Residents in the Adanac Apartments were ordered to vacate on Monday due to safety issues.

Terry Johnsen, one of the residents, has set up shelter in a tent on the riverbank. He was forced out of the building two weeks before the order to vacate due to a fire.

“It's everything you can imagine that you don’t want,” Johnsen said. “You're forced from where you know everybody to where you don’t know anybody.”

Johnsen said others from the building have joined him at the encampment near Wellington Crescent and the Maryland Bridge since the vacate order was issued.

He said it’s a difficult situation, especially for women.

“We have to build a makeshift porta potty, which is a five-gallon pail, and give them a bit of privacy,” Johnsen said.

The city said some of the suites had no power or active fire alarm systems, and some residents said doors were without locks.

Councillor Cindy Gilroy (Daniel Mclntyre) said the city has had over 540 calls to the Adanac Apartments building since 2019.

“That’s a lot of emergency calls,” she said.

The province said it has been coordinating with the city to find housing for those impacted. It says it’s aware some of the tenants may be in encampments and is working with community partners to find accommodations and supports.

St. Boniface Street Links director Marion Willis says some of the residents were housed at Adanac through her organization in order to get them off the streets and out of encampments.

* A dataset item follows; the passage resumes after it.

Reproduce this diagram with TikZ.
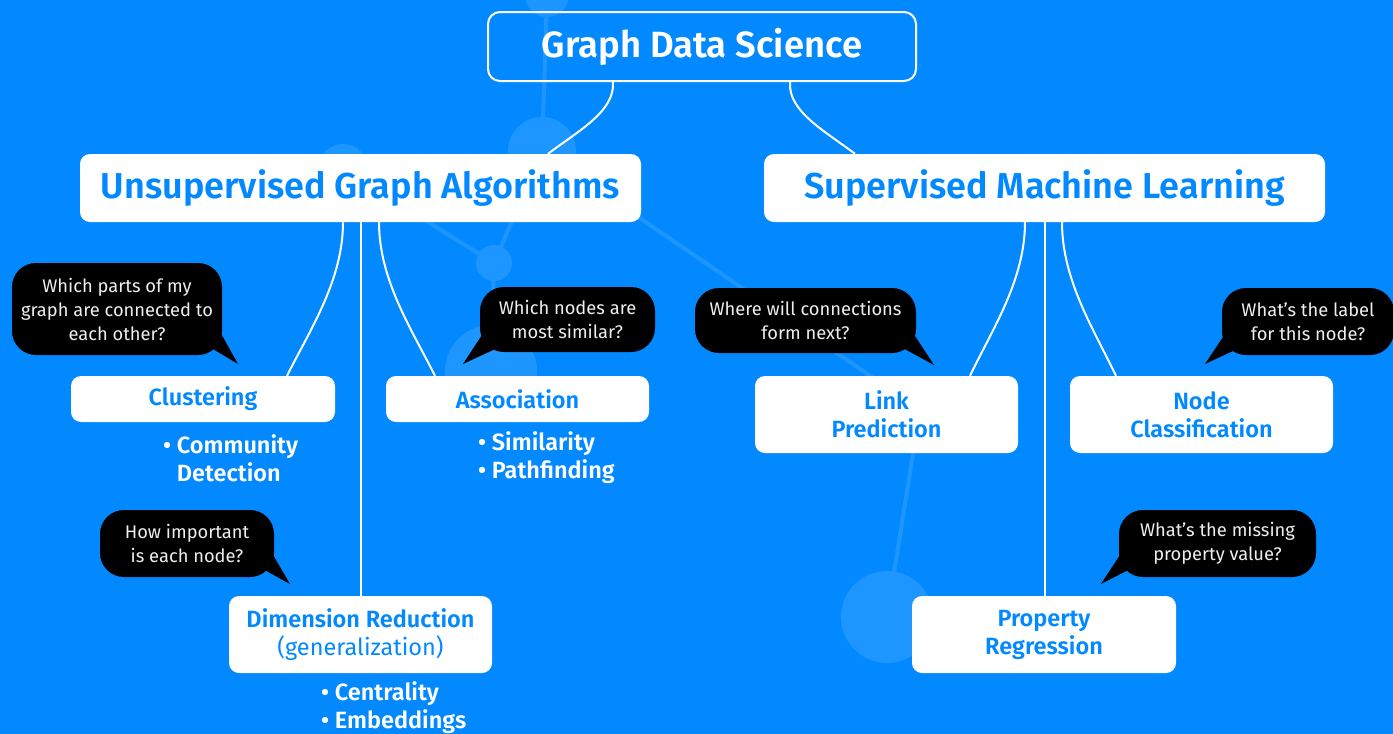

She says the province needs to provide service and supports in these buildings to prevent what is happening now.

“A lot of these very old inner-city buildings could come back online as supportive housing units if we could just get government to invest,” she said.

Gilroy agrees, and says building owners also need to step up.

“This isn't the only building we're having issues with, so we need everyone to really come together,” she said.

Johnsen agrees that something needs to be done.

“It's hard for us in the first place to be displaced,” he said. “We don’t know where we’re going to have our next meal. We don’t know if we're going to sleep.”